ACLU files suit seeking information on US drone attacks

[JURIST] The American Civil Liberties Union (ACLU) [advocacy website] filed suit [complaint, PDF] Tuesday seeking information related to the US government's use of unmanned Predator drones. The suit, filed in the US district court for the District of Columbia, seeks to enforce a Freedom of Information Act (FOIA) [text] request [text, PDF] made in January. The ACLU alleges that the unmanned warplanes have been used by the military and CIA for killings in Afghanistan, Iraq, and Pakistan. The ACLU also cites troubling reports indicating that US citizens may be targeted and killed by Predator drones. The FOIA request asks "when, where and against whom drone strikes can be authorized," as well as for information related to civilian casualties. Director of the ACLU National Security Project Jameel Jaffer emphasized [press release] the importance of the information requested:


The government's use of drones to conduct targeted killings raises complicated questions - not only legal questions, but policy and moral questions as well. ... These kinds of questions ought to be discussed and debated publicly, not resolved secretly behind closed doors. While the Obama administration may legitimately withhold intelligence information as well as sensitive information about military strategy, it should disclose basic information about the scope of the drone program, the legal basis for the program and the civilian casualties that have resulted from the program.

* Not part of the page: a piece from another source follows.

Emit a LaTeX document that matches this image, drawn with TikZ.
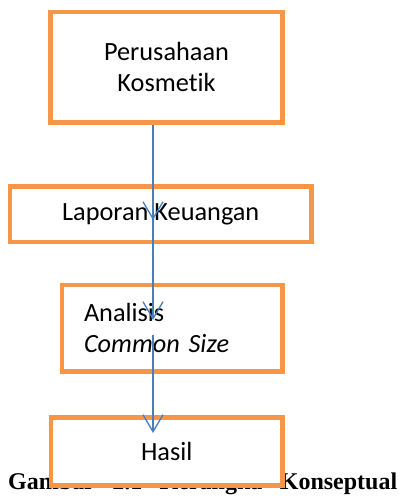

The Air Force has more than 20 Predator drones operating in Afghanistan, and the role of the unmanned drones has increased [NYT report] in recent years.

In October, UN Special Rapporteur on extrajudicial, summary or arbitrary executions Philip Alston [official website] noted [JURIST report] that the use of unmanned warplanes by the US to carry out attacks in Pakistan and Afghanistan may be illegal. Alston said, "[t]he onus is really on the government of the United States to reveal more about the ways in which it makes sure that arbitrary executions, extrajudicial executions, are not in fact being carried out through the use of these weapons." Alston criticized the US policy in a report to the UN General Assembly's human rights committee that was presented as part of a larger demand that no state be free from accountability.